Code that draws figures

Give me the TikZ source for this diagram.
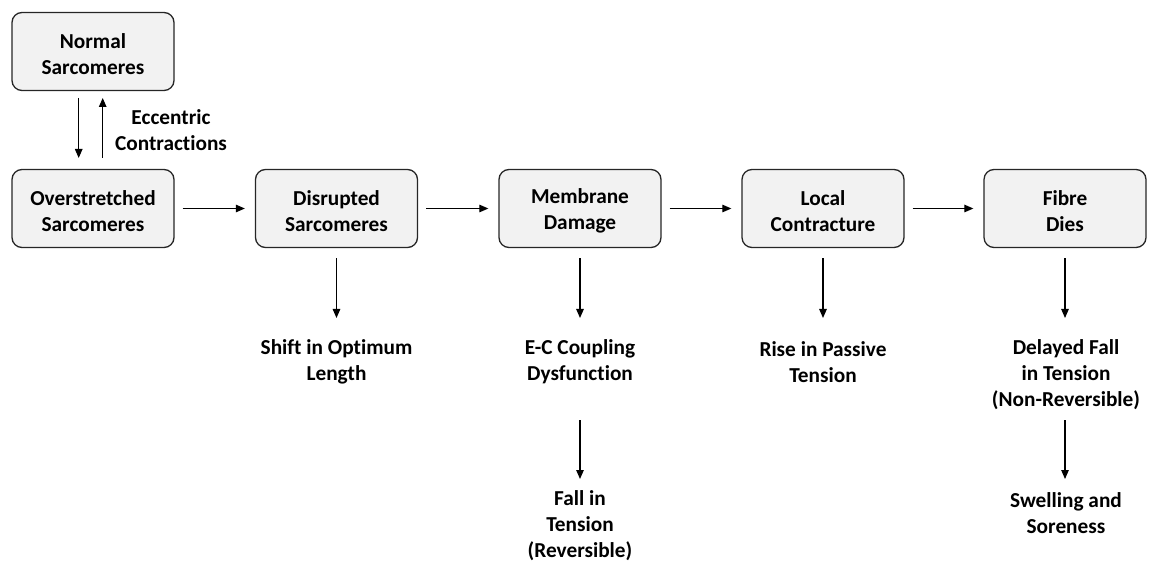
\documentclass[tikz,border=0pt]{standalone}
\usepackage{fontspec}
\setmainfont[Ligatures=NoCommon]{Carlito}
\usetikzlibrary{arrows.meta}
\begin{document}
\begin{tikzpicture}[x=1pt,y=-1pt,
  txt/.style={align=center,font=\fontsize{21.3}{26}\selectfont\bfseries},
  stage/.style={draw=black!85,line width=1.3pt,fill=black!5,rounded corners=10pt,
    minimum width=162pt,minimum height=78pt},
  inbox/.style={txt,yshift=-2.5pt},
  link/.style={line width=1.2pt,-{Triangle[length=9pt,width=7.5pt]}}]
\useasboundingbox (0,0) rectangle (1151,561);
% main chain of stages
\node[stage,label={[inbox]center:Normal\\Sarcomeres}] (normal) at (93,51.5) {};
\node[stage,label={[inbox]center:Overstretched\\Sarcomeres}] (over) at (93,208.5) {};
\node[stage,label={[inbox]center:Disrupted\\Sarcomeres}] (disr) at (336.5,208.5) {};
\node[stage,label={[inbox]center:Membrane\\Damage}] (memb) at (580,208.5) {};
\node[stage,label={[inbox]center:Local\\Contracture}] (local) at (823,208.5) {};
\node[stage,label={[inbox]center:Fibre\\Dies}] (fibre) at (1065,208.5) {};
% outcomes
\node[txt] (ecc) at (171,130) {Eccentric\\Contractions};
\node[txt] (shift) at (336.5,362) {Shift in Optimum\\Length};
\node[txt] (ec) at (580,362) {E-C Coupling\\Dysfunction};
\node[txt] (fall) at (580,526) {Fall in\\Tension\\(Reversible)};
\node[txt] (rise) at (823,362) {Rise in Passive\\Tension};
\node[txt] (delay) at (1066,375) {Delayed Fall\\in Tension\\(Non-Reversible)};
\node[txt] (swell) at (1066,513) {Swelling and\\Soreness};
% end points of the arrows
\coordinate (a1) at (78.7,98);  \coordinate (a2) at (78.7,158);
\coordinate (b1) at (102.7,158); \coordinate (b2) at (102.7,98);
\coordinate (d1) at (336.5,318);
\coordinate (d2) at (580,318);
\coordinate (d3) at (823,318);
\coordinate (d4) at (1065,318);
\coordinate (e1) at (580,420);  \coordinate (e2) at (580,479);
\coordinate (f1) at (1065,420); \coordinate (f2) at (1065,479);
% arrows
\draw[link] (a1) -- (a2);
\draw[link] (b1) -- (b2);
\draw[link] ([xshift=8pt]over.east) -- ([xshift=-10pt]disr.west);
\draw[link] ([xshift=8pt]disr.east) -- ([xshift=-10pt]memb.west);
\draw[link] ([xshift=8pt]memb.east) -- ([xshift=-10pt]local.west);
\draw[link] ([xshift=8pt]local.east) -- ([xshift=-10pt]fibre.west);
\draw[link] ([yshift=-10pt]disr.south) -- (d1);
\draw[link] ([yshift=-10pt]memb.south) -- (d2);
\draw[link] ([yshift=-10pt]local.south) -- (d3);
\draw[link] ([yshift=-10pt]fibre.south) -- (d4);
\draw[link] (e1) -- (e2);
\draw[link] (f1) -- (f2);
\end{tikzpicture}
\end{document}
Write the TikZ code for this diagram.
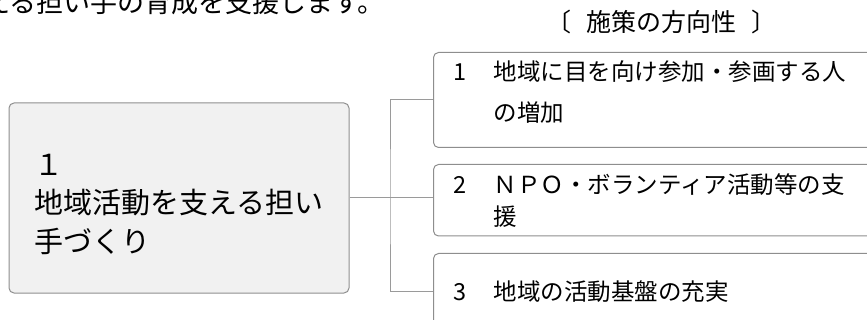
\documentclass[tikz,border=0pt]{standalone}
\usepackage{fontspec}
\setmainfont{Noto Sans CJK JP}
\usetikzlibrary{positioning,calc}
\definecolor{boxgray}{HTML}{8E8E8E}
\definecolor{linegray}{HTML}{9A9A9A}
\definecolor{goalfill}{HTML}{F1F1F1}

\begin{document}
\begin{tikzpicture}[x=1pt,y=-1pt,
    goal/.style={draw=boxgray, fill=goalfill, rounded corners=5pt, line width=1pt, minimum width=340pt, minimum height=190pt, align=left, inner sep=0pt},
    measure/.style={draw=boxgray, fill=white, rounded corners=5pt, line width=1pt, anchor=north west, text width=407pt, inner xsep=20pt, inner ysep=0pt, align=left},
    conn/.style={draw=linegray, line width=1pt}]
    \useasboundingbox (0,0) rectangle (867,320);
    \clip (0,0) rectangle (867,320);
    % lead text, cut off at the top
    \node[font=\fontsize{27}{30}\selectfont, anchor=base west, inner sep=0pt] (lead) at (-17,13) {える担い手の育成を支援します。};
    \node[font=\fontsize{25}{30}\selectfont, inner sep=0pt] (title) at (661,22) {〔\hspace{0.6em}施策の方向性\hspace{0.6em}〕};
    % goal
    \node[goal, font=\fontsize{29}{38.5}\selectfont] (goal) at (179,198) {\rule{0pt}{34pt}１\\地域活動を支える担い\\手づくり};
    % measures
    \node[measure, minimum height=95pt, font=\fontsize{23.5}{41}\selectfont] (m1) at (433,52) {\makebox[40pt][l]{1}地域に目を向け参加・参画する人\\\hspace*{40pt}の増加\rule[-17pt]{0pt}{1pt}};
    \node[measure, minimum height=71.5pt, font=\fontsize{23.5}{32}\selectfont] (m2) at (433,164) {\makebox[40pt][l]{2}ＮＰＯ・ボランティア活動等の支\\\hspace*{40pt}援};
    \node[measure, minimum height=76pt, font=\fontsize{23.5}{32}\selectfont] (m3) at (433,253) {\makebox[40pt][l]{3}地域の活動基盤の充実};
    \coordinate (fork) at (390,198);
    \draw[conn] (goal.east) -- (goal.east -| m2.west);
    \draw[conn] (m1.west) -| (fork) |- (m3.west);
\end{tikzpicture}
\end{document}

» **The task**
Copy every line above word for word and exclude the pictures.

» **Correct answer**
Give me the TikZ source for this diagram.
\documentclass[tikz,border=0pt]{standalone}
\usepackage{fontspec}
\setmainfont[Ligatures=NoCommon]{Carlito}
\usetikzlibrary{arrows.meta}
\begin{document}
\begin{tikzpicture}[x=1pt,y=-1pt,
  txt/.style={align=center,font=\fontsize{21.3}{26}\selectfont\bfseries},
  stage/.style={draw=black!85,line width=1.3pt,fill=black!5,rounded corners=10pt,
    minimum width=162pt,minimum height=78pt},
  inbox/.style={txt,yshift=-2.5pt},
  link/.style={line width=1.2pt,-{Triangle[length=9pt,width=7.5pt]}}]
\useasboundingbox (0,0) rectangle (1151,561);
% main chain of stages
\node[stage,label={[inbox]center:Normal\\Sarcomeres}] (normal) at (93,51.5) {};
\node[stage,label={[inbox]center:Overstretched\\Sarcomeres}] (over) at (93,208.5) {};
\node[stage,label={[inbox]center:Disrupted\\Sarcomeres}] (disr) at (336.5,208.5) {};
\node[stage,label={[inbox]center:Membrane\\Damage}] (memb) at (580,208.5) {};
\node[stage,label={[inbox]center:Local\\Contracture}] (local) at (823,208.5) {};
\node[stage,label={[inbox]center:Fibre\\Dies}] (fibre) at (1065,208.5) {};
% outcomes
\node[txt] (ecc) at (171,130) {Eccentric\\Contractions};
\node[txt] (shift) at (336.5,362) {Shift in Optimum\\Length};
\node[txt] (ec) at (580,362) {E-C Coupling\\Dysfunction};
\node[txt] (fall) at (580,526) {Fall in\\Tension\\(Reversible)};
\node[txt] (rise) at (823,362) {Rise in Passive\\Tension};
\node[txt] (delay) at (1066,375) {Delayed Fall\\in Tension\\(Non-Reversible)};
\node[txt] (swell) at (1066,513) {Swelling and\\Soreness};
% end points of the arrows
\coordinate (a1) at (78.7,98);  \coordinate (a2) at (78.7,158);
\coordinate (b1) at (102.7,158); \coordinate (b2) at (102.7,98);
\coordinate (d1) at (336.5,318);
\coordinate (d2) at (580,318);
\coordinate (d3) at (823,318);
\coordinate (d4) at (1065,318);
\coordinate (e1) at (580,420);  \coordinate (e2) at (580,479);
\coordinate (f1) at (1065,420); \coordinate (f2) at (1065,479);
% arrows
\draw[link] (a1) -- (a2);
\draw[link] (b1) -- (b2);
\draw[link] ([xshift=8pt]over.east) -- ([xshift=-10pt]disr.west);
\draw[link] ([xshift=8pt]disr.east) -- ([xshift=-10pt]memb.west);
\draw[link] ([xshift=8pt]memb.east) -- ([xshift=-10pt]local.west);
\draw[link] ([xshift=8pt]local.east) -- ([xshift=-10pt]fibre.west);
\draw[link] ([yshift=-10pt]disr.south) -- (d1);
\draw[link] ([yshift=-10pt]memb.south) -- (d2);
\draw[link] ([yshift=-10pt]local.south) -- (d3);
\draw[link] ([yshift=-10pt]fibre.south) -- (d4);
\draw[link] (e1) -- (e2);
\draw[link] (f1) -- (f2);
\end{tikzpicture}
\end{document}
Write the TikZ code for this diagram.
\documentclass[tikz,border=0pt]{standalone}
\usepackage{fontspec}
\setmainfont{Noto Sans CJK JP}
\usetikzlibrary{positioning,calc}
\definecolor{boxgray}{HTML}{8E8E8E}
\definecolor{linegray}{HTML}{9A9A9A}
\definecolor{goalfill}{HTML}{F1F1F1}

\begin{document}
\begin{tikzpicture}[x=1pt,y=-1pt,
    goal/.style={draw=boxgray, fill=goalfill, rounded corners=5pt, line width=1pt, minimum width=340pt, minimum height=190pt, align=left, inner sep=0pt},
    measure/.style={draw=boxgray, fill=white, rounded corners=5pt, line width=1pt, anchor=north west, text width=407pt, inner xsep=20pt, inner ysep=0pt, align=left},
    conn/.style={draw=linegray, line width=1pt}]
    \useasboundingbox (0,0) rectangle (867,320);
    \clip (0,0) rectangle (867,320);
    % lead text, cut off at the top
    \node[font=\fontsize{27}{30}\selectfont, anchor=base west, inner sep=0pt] (lead) at (-17,13) {える担い手の育成を支援します。};
    \node[font=\fontsize{25}{30}\selectfont, inner sep=0pt] (title) at (661,22) {〔\hspace{0.6em}施策の方向性\hspace{0.6em}〕};
    % goal
    \node[goal, font=\fontsize{29}{38.5}\selectfont] (goal) at (179,198) {\rule{0pt}{34pt}１\\地域活動を支える担い\\手づくり};
    % measures
    \node[measure, minimum height=95pt, font=\fontsize{23.5}{41}\selectfont] (m1) at (433,52) {\makebox[40pt][l]{1}地域に目を向け参加・参画する人\\\hspace*{40pt}の増加\rule[-17pt]{0pt}{1pt}};
    \node[measure, minimum height=71.5pt, font=\fontsize{23.5}{32}\selectfont] (m2) at (433,164) {\makebox[40pt][l]{2}ＮＰＯ・ボランティア活動等の支\\\hspace*{40pt}援};
    \node[measure, minimum height=76pt, font=\fontsize{23.5}{32}\selectfont] (m3) at (433,253) {\makebox[40pt][l]{3}地域の活動基盤の充実};
    \coordinate (fork) at (390,198);
    \draw[conn] (goal.east) -- (goal.east -| m2.west);
    \draw[conn] (m1.west) -| (fork) |- (m3.west);
\end{tikzpicture}
\end{document}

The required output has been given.